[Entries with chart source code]
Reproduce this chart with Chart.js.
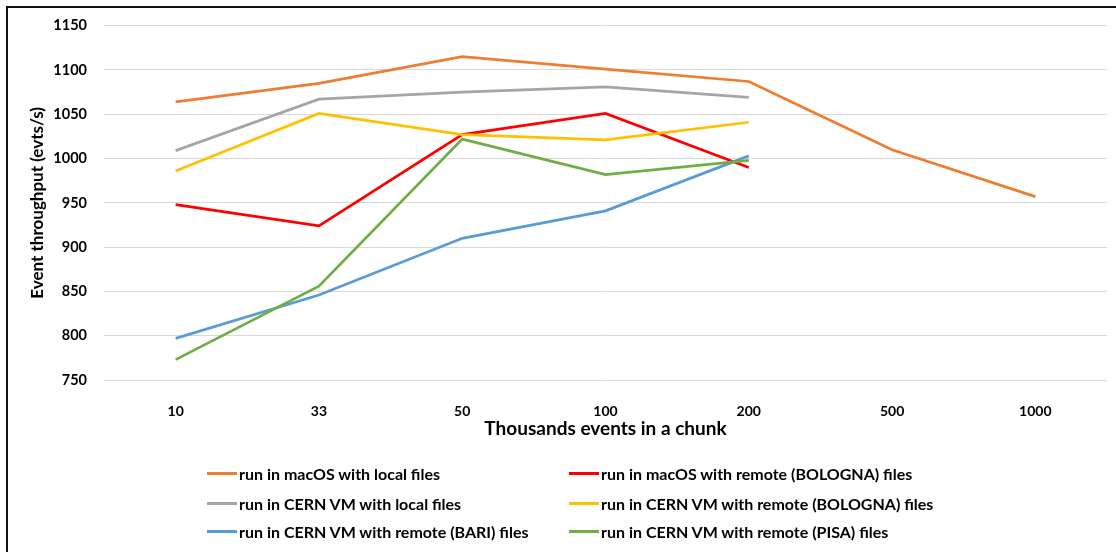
<!DOCTYPE html>
<html>
<head>
<meta charset="utf-8">
<script src="https://cdn.jsdelivr.net/npm/chart.js@4.4.1/dist/chart.umd.min.js"></script>
<style>
  body { margin: 0; background: #fff; }
  #wrap { position: relative; width: 1116px; height: 552px; overflow: hidden; }
  #frame { position: absolute; left: 6px; top: 6px; right: -10px; bottom: -10px;
           border-left: 2px solid #111; border-top: 2px solid #111; pointer-events: none; }
  #legend { position: absolute; left: 0; top: 0; font: bold 16px Lato, sans-serif; color: #000; }
  .item { position: absolute; display: flex; align-items: center; white-space: nowrap; height: 20px; }
  .mark { width: 30px; height: 3px; margin-right: 2px; }
</style>
</head>
<body>
<div id="wrap">
  <canvas id="chart" width="1116" height="552"></canvas>
  <div id="legend"></div>
  <div id="frame"></div>
</div>
<script>
const chunkSizes = ["10", "33", "50", "100", "200", "500", "1000"];
const yTicks = [750, 800, 850, 900, 950, 1000, 1050, 1100, 1150];

const macLocal = [1064, 1085, 1115, 1101, 1087, 1010, 957];
const macBologna = [948, 924, 1027, 1051, 990];
const vmLocal = [1009, 1067, 1075, 1081, 1069];
const vmBologna = [986, 1051, 1027, 1021, 1041];
const vmBari = [797, 846, 910, 941, 1003];
const vmPisa = [773, 856, 1022, 982, 998];

const series = [
  { label: "run in macOS with local files", data: macLocal, color: "#ED7D31" },
  { label: "run in macOS with remote (BOLOGNA) files", data: macBologna, color: "#FF0000" },
  { label: "run in CERN VM with local files", data: vmLocal, color: "#A5A5A5" },
  { label: "run in CERN VM with remote (BOLOGNA) files", data: vmBologna, color: "#FFC000" },
  { label: "run in CERN VM with remote (BARI) files", data: vmBari, color: "#5B9BD5" },
  { label: "run in CERN VM with remote (PISA) files", data: vmPisa, color: "#70AD47" },
];

const font = "Lato, sans-serif";

const chart = new Chart(document.getElementById("chart"), {
  type: "line",
  data: {
    labels: chunkSizes,
    datasets: series.map((s, i) => ({
      label: s.label,
      data: s.data,
      borderColor: s.color,
      backgroundColor: s.color,
      borderWidth: 2.75,
      pointRadius: 0,
      tension: 0,
      order: series.length - i,
    })),
  },
  options: {
    responsive: false,
    animation: false,
    layout: { padding: { top: 24, right: 9, bottom: 112, left: 0 } },
    plugins: { legend: { display: false }, tooltip: { enabled: false } },
    scales: {
      x: {
        offset: true,
        grid: { display: false },
        border: { display: false },
        ticks: { color: "#000", font: { family: font, size: 14, weight: "bold" }, padding: 15 },
        title: {
          display: true,
          text: "Thousands events in a chunk",
          color: "#000",
          font: { family: font, size: 19, weight: "bold" },
          padding: { top: 0, bottom: 0 },
        },
        afterFit: (scale) => { scale.height = 60; },
      },
      y: {
        min: 750,
        max: 1150,
        afterBuildTicks: (scale) => { scale.ticks = yTicks.map((v) => ({ value: v })); },
        grid: { color: "#d9d9d9", lineWidth: 1, drawTicks: false },
        border: { display: false },
        ticks: {
          color: "#000",
          font: { family: font, size: 14.5, weight: "bold" },
          padding: 17,
          callback: (v) => String(v),
        },
        title: {
          display: true,
          text: "Event throughput (evts/s)",
          color: "#000",
          font: { family: font, size: 17, weight: "bold" },
          padding: { top: 27, bottom: 0 },
        },
        afterFit: (scale) => { scale.width = 104; },
      },
    },
  },
});

// legend in two columns, row-wise like the original
const legend = document.getElementById("legend");
const colX = [207, 569];
const rowY = [463, 493, 521];
chart.data.datasets.forEach((ds, i) => {
  const item = document.createElement("div");
  item.className = "item";
  item.style.left = colX[i % 2] + "px";
  item.style.top = rowY[Math.floor(i / 2)] + "px";
  const mark = document.createElement("span");
  mark.className = "mark";
  mark.style.background = ds.borderColor;
  item.appendChild(mark);
  item.appendChild(document.createTextNode(ds.label));
  legend.appendChild(item);
});
</script>
</body>
</html>
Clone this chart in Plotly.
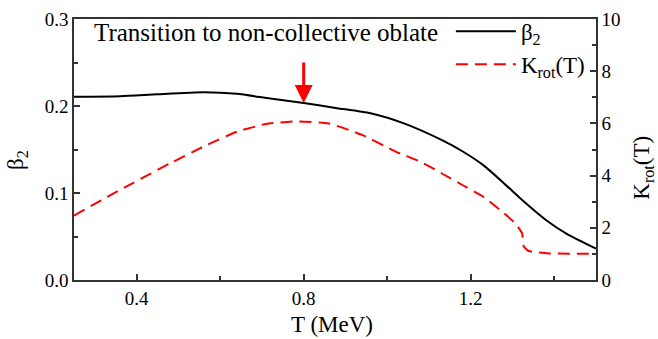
import plotly.graph_objects as go

# Quadrupole deformation beta_2 versus temperature
T_beta = [0.25, 0.36, 0.45, 0.56, 0.64, 0.72, 0.80, 0.88, 0.96, 1.04, 1.13,
          1.18, 1.23, 1.28, 1.33, 1.38, 1.43, 1.50]
beta2 = [0.2105, 0.2112, 0.2135, 0.2157, 0.2140, 0.2085, 0.2035, 0.1975, 0.1916,
         0.1800, 0.1610, 0.1480, 0.1320, 0.1110, 0.0890, 0.0690, 0.0530, 0.0360]

# Rotational enhancement factor K_rot(T)
T_krot = [0.25, 0.36, 0.48, 0.56, 0.64, 0.71, 0.78, 0.86, 0.94, 1.02, 1.08,
          1.13, 1.18, 1.23, 1.275, 1.307, 1.323, 1.327, 1.339, 1.387, 1.50]
krot = [2.47, 3.45, 4.47, 5.11, 5.68, 5.98, 6.08, 6.00, 5.56, 4.92, 4.53,
        4.09, 3.64, 3.19, 2.62, 2.17, 1.79, 1.28, 1.11, 1.02, 1.00]

# Marked transition point
T_mark = 0.80
beta_mark = 0.2035

FONT = "Liberation Serif"
AXIS_COLOR = "#333333"
TICK_FONT = dict(family=FONT, size=19, color="black")
TITLE_FONT = dict(family=FONT, size=23, color="black")

fig = go.Figure()
fig.add_trace(go.Scatter(
    x=T_beta, y=beta2, mode="lines", name="β<sub>2</sub>",
    line=dict(color="black", width=2, shape="spline", smoothing=0.6),
))
fig.add_trace(go.Scatter(
    x=T_krot, y=krot, mode="lines", name="K<sub>rot</sub>(T)", yaxis="y2",
    line=dict(color="#ff0000", width=2, dash="12px,7px", shape="spline", smoothing=0.4),
))

fig.add_annotation(
    x=0.294, y=0.284, xref="x", yref="y", text="Transition to non-collective oblate",
    showarrow=False, xanchor="left", yanchor="middle",
    font=dict(family=FONT, size=25, color="black"),
)
fig.add_annotation(
    x=T_mark, y=beta_mark, xref="x", yref="y", text="",
    showarrow=True, ax=0, ay=-42, arrowhead=2, arrowsize=1.2,
    arrowwidth=3, arrowcolor="#ff0000",
)

# Axis titles, placed in paper coordinates around the plotting area
fig.add_annotation(
    x=0.494, y=-0.224, xref="paper", yref="paper", text="T (MeV)",
    showarrow=False, xanchor="center", yanchor="bottom", borderpad=0, font=TITLE_FONT,
)
fig.add_annotation(
    x=-0.109, y=0.46, xref="paper", yref="paper", text="β<sub>2</sub>",
    showarrow=False, xanchor="center", yanchor="middle", textangle=-90, font=TITLE_FONT,
)
fig.add_annotation(
    x=1.09, y=0.43, xref="paper", yref="paper", text="K<sub>rot</sub>(T)",
    showarrow=False, xanchor="center", yanchor="middle", textangle=-90, font=TITLE_FONT,
)

fig.update_layout(
    width=658, height=339,
    margin=dict(l=74, r=62, t=19, b=59, autoexpand=False),
    plot_bgcolor="white", paper_bgcolor="white",
    font=dict(family=FONT, size=19, color="black"),
    xaxis=dict(
        range=[0.25, 1.5], dtick=0.4, tick0=0.0, mirror=True,
        showline=True, linecolor=AXIS_COLOR, linewidth=1.5,
        ticks="inside", ticklen=6, tickwidth=1.5, tickcolor=AXIS_COLOR,
        showgrid=False, zeroline=False, tickfont=TICK_FONT,
        minor=dict(dtick=0.2, tick0=0.0, ticks="inside", ticklen=4, tickcolor=AXIS_COLOR),
    ),
    yaxis=dict(
        range=[0, 0.3], dtick=0.1, tickformat=".1f",
        showline=True, linecolor=AXIS_COLOR, linewidth=1.5,
        ticks="inside", ticklen=6, tickwidth=1.5, tickcolor=AXIS_COLOR,
        showgrid=False, zeroline=False, tickfont=TICK_FONT,
        minor=dict(dtick=0.05, ticks="inside", ticklen=4, tickcolor=AXIS_COLOR),
    ),
    yaxis2=dict(
        range=[0, 10], dtick=2, overlaying="y", side="right",
        showline=True, linecolor=AXIS_COLOR, linewidth=1.5,
        ticks="inside", ticklen=6, tickwidth=1.5, tickcolor=AXIS_COLOR,
        showgrid=False, zeroline=False, tickfont=TICK_FONT,
        minor=dict(dtick=1, ticks="inside", ticklen=4, tickcolor=AXIS_COLOR),
    ),
    legend=dict(
        x=0.722, y=1.035, xanchor="left", yanchor="top",
        bgcolor="rgba(0,0,0,0)", itemwidth=60,
        font=dict(family=FONT, size=23, color="black"),
        tracegroupgap=0,
    ),
)

fig.write_html("out.html")
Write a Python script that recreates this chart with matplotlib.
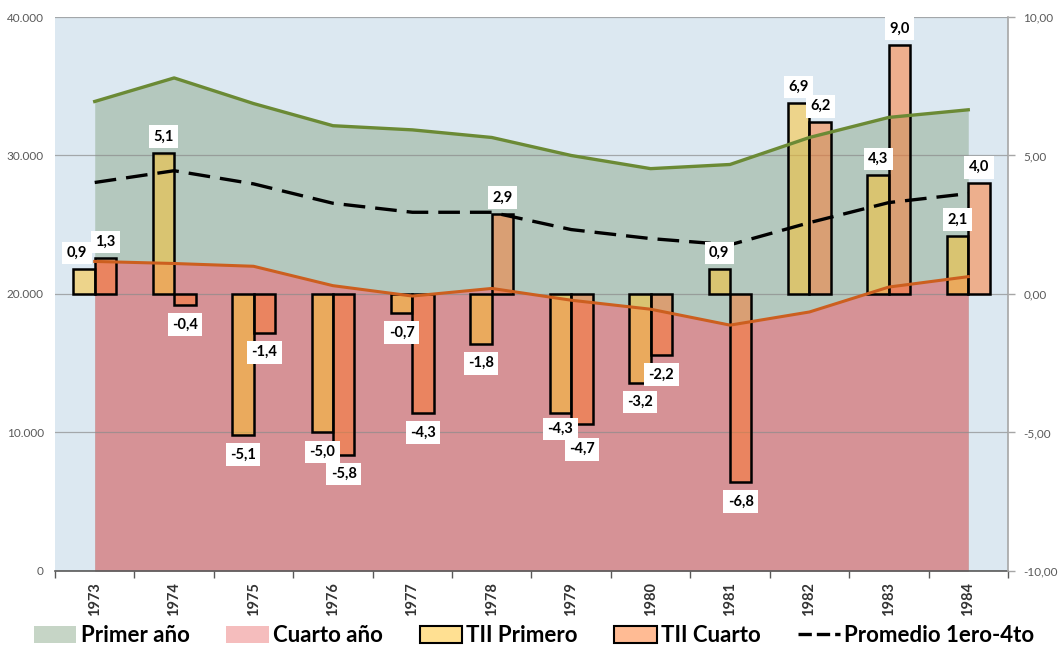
import matplotlib
matplotlib.use("Agg")
import matplotlib.pyplot as plt
from matplotlib.patches import Patch
from matplotlib.lines import Line2D
import numpy as np

plt.rcParams['font.family'] = ['Lato', 'DejaVu Sans']

years = ["1973", "1974", "1975", "1976", "1977", "1978",
         "1979", "1980", "1981", "1982", "1983", "1984"]
primer_anio = [33900, 35600, 33750, 32150, 31850, 31300, 30000, 29050, 29350, 31300, 32750, 33300]
cuarto_anio = [22350, 22200, 22000, 20600, 19850, 20400, 19550, 18900, 17750, 18700, 20500, 21250]
promedio = [28050, 28900, 27950, 26550, 25900, 25900, 24650, 24000, 23550, 25150, 26600, 27250]
tii_primero = [0.9, 5.1, -5.1, -5.0, -0.7, -1.8, -4.3, -3.2, 0.9, 6.9, 4.3, 2.1]
tii_cuarto = [1.3, -0.4, -1.4, -5.8, -4.3, 2.9, -4.7, -2.2, -6.8, 6.2, 9.0, 4.0]
left_ticks = [0, 10000, 20000, 30000, 40000]
right_ticks = [-10, -5, 0, 5, 10]

fig = plt.figure(figsize=(10.58, 6.54), dpi=100)
ax = fig.add_axes([0.052, 0.127, 0.9007, 0.847])
ax.set_facecolor('#DCE8F1')
x = np.arange(len(years))

ax.fill_between(x, 0, primer_anio, color='#B4C8BE', lw=0, zorder=0.5)
ax.fill_between(x, 0, cuarto_anio, color='#D69296', lw=0, zorder=0.6)
ax.set_xlim(-0.5, len(years) - 0.5)
ax.set_ylim(0, 40000)
ax.set_yticks(left_ticks)
ax.set_yticklabels(["0" if v == 0 else f"{v:,}".replace(",", ".") for v in left_ticks])
ax.set_axisbelow('line')
ax.yaxis.grid(True, color='#8C8C8C', lw=0.9, alpha=0.7)
ax.tick_params(axis='y', length=0, labelsize=8.5, labelcolor='#595959', pad=8)
ax.set_xticks(x)
ax.set_xticklabels(years, rotation=90, fontweight='bold', fontsize=10.5, color='#333333')
ax.set_xticks(np.arange(len(years) + 1) - 0.5, minor=True)
ax.tick_params(axis='x', which='major', length=0, pad=8)
ax.tick_params(axis='x', which='minor', length=5, width=1, color='#595959', direction='out')
for s in ['left', 'top', 'right']:
    ax.spines[s].set_visible(False)
ax.spines['bottom'].set_color('#595959')
ax.spines['bottom'].set_linewidth(1.2)

ax2 = ax.twinx()
ax2.set_ylim(-10, 10)
w = 0.27
prim_c = (1.0, 0.76, 0.15, 0.5)
cuar_c = (1.0, 0.47, 0.17, 0.5)
ax2.bar(x - w / 2, tii_primero, width=w, color=prim_c, edgecolor='black', lw=1.8, zorder=2)
ax2.bar(x + w / 2, tii_cuarto, width=w, color=cuar_c, edgecolor='black', lw=1.8, zorder=2)
ax2.set_yticks(right_ticks)
ax2.set_yticklabels([f"{v:.2f}".replace(".", ",") for v in right_ticks])
ax2.tick_params(axis='y', length=5, width=1, color='#A6A6A6', labelsize=8.5, labelcolor='#595959', pad=6)
for s in ['left', 'top', 'bottom']:
    ax2.spines[s].set_visible(False)
ax2.spines['right'].set_color('#A6A6A6')
ax2.spines['right'].set_linewidth(1.2)

ax3 = ax.twinx()
ax3.set_ylim(0, 40000)
ax3.axis('off')
ax3.plot(x, primer_anio, color='#6B8A35', lw=2.4, zorder=3)
ax3.plot(x, cuarto_anio, color='#CC5F1F', lw=2.2, zorder=3)
ax3.plot(x, promedio, color='black', lw=2.4, dashes=(6.5, 3), zorder=3)

def fmt(v):
    return f"{v:.1f}".replace(".", ",")

# label nudges: (series, index) -> (dx, dy) in points
nudge = {(0, 0): (-5, 11.5), (0, 6): (0, -11.5), (1, 6): (0, -18)}
for si, (xs, vals) in enumerate([(x - w / 2, tii_primero), (x + w / 2, tii_cuarto)]):
    for i, (xi, v) in enumerate(zip(xs, vals)):
        off = (0, 11.5 if v > 0 else -14)
        off = nudge.get((si, i), off)
        ax3.annotate(fmt(v), xy=(xi, v), xycoords=ax2.transData,
                     xytext=off, textcoords='offset points',
                     ha='center', va='center', fontsize=10.5, fontweight='bold',
                     color='black', zorder=5,
                     bbox=dict(boxstyle='square,pad=0.3', fc='white', ec='none'))

handles = [
    Patch(facecolor='#C6D5C6', edgecolor='none'),
    Patch(facecolor='#F5BDBD', edgecolor='none'),
    Patch(facecolor=prim_c, edgecolor='black', lw=1.5),
    Patch(facecolor=cuar_c, edgecolor='black', lw=1.5),
    Line2D([0], [0], color='black', lw=2.4, dashes=(4, 1.5)),
]
labels = ["Primer año", "Cuarto año", "TII Primero", "TII Cuarto", "Promedio 1ero-4to"]
fig.legend(handles, labels, loc='lower center', bbox_to_anchor=(0.505, -0.018), ncol=5,
           frameon=False, prop=dict(weight='bold', size=16), handlelength=1.9,
           handleheight=0.8, handletextpad=0.2, columnspacing=1.65)

fig.savefig("out.png", dpi=100)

* **Requirements**
From the records above, copy exactly the stretch from the line holding "Write a Python" through the line holding "x = np.arange(len(years))", both ends included, without the pictures.

* **Solution for this exercise**
Write a Python script that recreates this chart with matplotlib.
import matplotlib
matplotlib.use("Agg")
import matplotlib.pyplot as plt
from matplotlib.patches import Patch
from matplotlib.lines import Line2D
import numpy as np

plt.rcParams['font.family'] = ['Lato', 'DejaVu Sans']

years = ["1973", "1974", "1975", "1976", "1977", "1978",
         "1979", "1980", "1981", "1982", "1983", "1984"]
primer_anio = [33900, 35600, 33750, 32150, 31850, 31300, 30000, 29050, 29350, 31300, 32750, 33300]
cuarto_anio = [22350, 22200, 22000, 20600, 19850, 20400, 19550, 18900, 17750, 18700, 20500, 21250]
promedio = [28050, 28900, 27950, 26550, 25900, 25900, 24650, 24000, 23550, 25150, 26600, 27250]
tii_primero = [0.9, 5.1, -5.1, -5.0, -0.7, -1.8, -4.3, -3.2, 0.9, 6.9, 4.3, 2.1]
tii_cuarto = [1.3, -0.4, -1.4, -5.8, -4.3, 2.9, -4.7, -2.2, -6.8, 6.2, 9.0, 4.0]
left_ticks = [0, 10000, 20000, 30000, 40000]
right_ticks = [-10, -5, 0, 5, 10]

fig = plt.figure(figsize=(10.58, 6.54), dpi=100)
ax = fig.add_axes([0.052, 0.127, 0.9007, 0.847])
ax.set_facecolor('#DCE8F1')
x = np.arange(len(years))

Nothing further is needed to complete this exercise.